By Megan Thomas

This came home in the nb book award evening’s goodie bag and has officially been added to my unofficial list of nb-recommended books which never ever fail to impress me. Kala is an exquisitely told, masterfully plotted thriller/coming-of-age/Irish noir novel that is consistently delicate yet moreish throughout.
I shy away from crime novels. I try not to typecast, but generally I find they prioritise plot over character development and the expert crafting of the prose. Obviously, I am regularly reminded that this is a nonsense theory with books like Kala, which is evidence of not just the existence but the importance of literary thrillers, if only to remind losers like me that genre, done right, in no way impedes the literary appeal of the novel.
Set in the height of Summer in Kinlough, a large tourist town in north County Leitrim in the Republic of Ireland, we are introduced to a group of teenagers: Kala, Helen, Joe, Mush, Aoife and Aiden. They are the embodiment of adolescent nostalgia, straddling the line between playful innocence and a suffocating desire for their real adult lives to begin. But, as we learn from the get-go, this comfortable bubble bursts when Kala disappears and never returns.
Now, after many years of disappointment from this “real life” they yearned for, Helen, Joe and Mush are all in town when Kala’s remains are discovered in the woods.
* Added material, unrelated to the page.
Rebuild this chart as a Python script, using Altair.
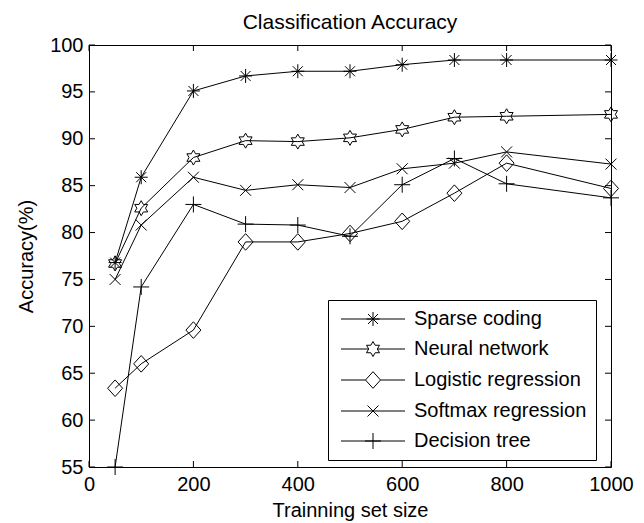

This opens a case long-closed and with it, a can of worms that even those not involved are eager to keep shut. But as one secret leads to the next, there’s no slowing the momentum of revelations of what actually happened.
Perhaps this will always be the case when a story centres around the death of a child, but the tragedy of time is so powerful in this novel. Time lost, time wasted, time captured in a moment (or a polaroid), the seeming abundance and clarity of it in youth compared to its fleeting transparency as we get older.
I was deeply moved by this book, its portrayal of friendship, loyalty, loss, love, and the crippling power of retrospect and regret. It’s only January but it might already be my best read of 2025.